20Dans une dernière étape, nous nous centrerons, à partir d’une analyse microsociologique interprétative sur les « espaces-temps », aux processus de socialisation pluriels en termes de compréhension de l’action, de mobilisation de ressorts stratégiques et de positionnement par les enfants et les adolescents, pour regarder comment le plaisir y interfère ; puis, dans une perspective bio-psycho-socio-culturelle, nous saisirons le rôle du plaisir dans l’expérience des jeunes mangeurs.
21Ce statut multiple du plaisir (physique, psychique, social, culturel ; objectif et subjectif) permet d’entrevoir un jeu d’aller-retour entre soi et les autres, constitutif de la socialisation et fondateur des identités.

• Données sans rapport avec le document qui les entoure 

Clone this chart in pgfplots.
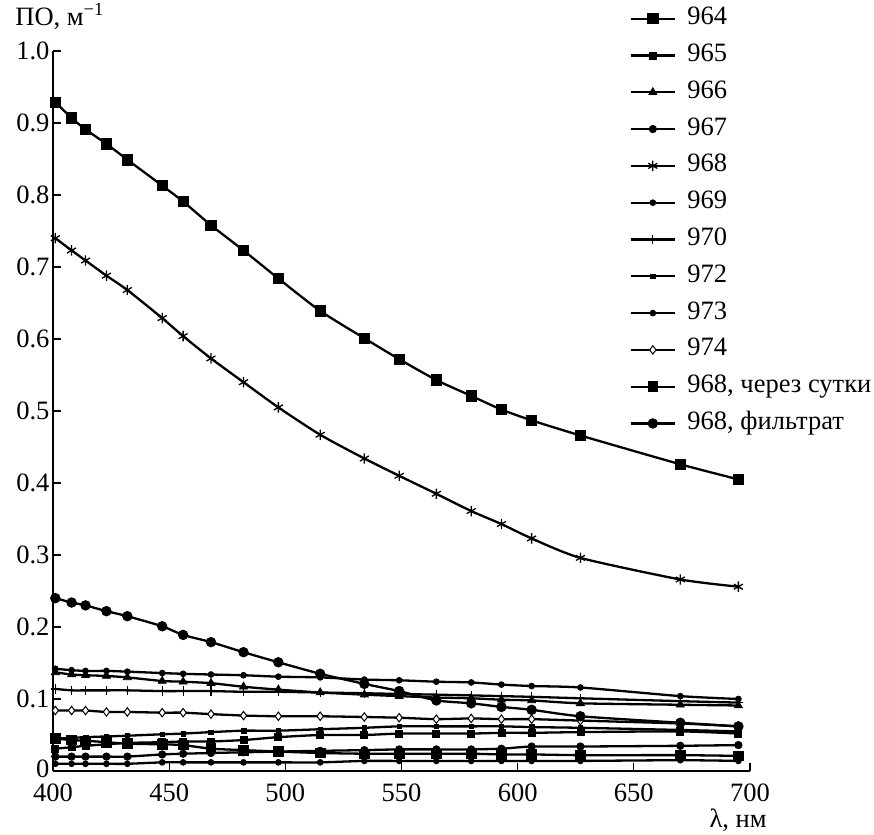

22Enfin, précisons que, pour faciliter la lecture et la compréhension du phénomène étudié, nous avons décidé de placer l’analyse qualitative à la suite des résultats de l’enquête quantitative. Ce choix rompt avec certaines traditions de la démarche sociologique, présentant l’approche qualitative en amont et l’envisageant comme une perspective exploratoire, une pré-enquête, permettant de réfléchir à la formulation d’un travail dont l’aboutissement est la quantification. Si, dans la temporalité de cette recherche, le terrain a commencé par cette phase d’observations et d’entretiens avec l’ambition de préparer la formulation des questions quantitatives, nous avons envisagé la compréhension et l’interprétation des résultats distinctement, sans introduire de hiérarchie. En effet, chacune de ces démarches repose sur des cadres théoriques distincts s’éclairant les uns les autres et répondant à des questionnements différents. Placer l’analyse mésosociologique au niveau des relations d’un individu avec son entourage et son environnement et l’analyse microsociologique au niveau de l’individu après la perspective macrosociologique de l’étude quantitative facilite l’appropriation de l’objet en permettant de fonctionner par paliers.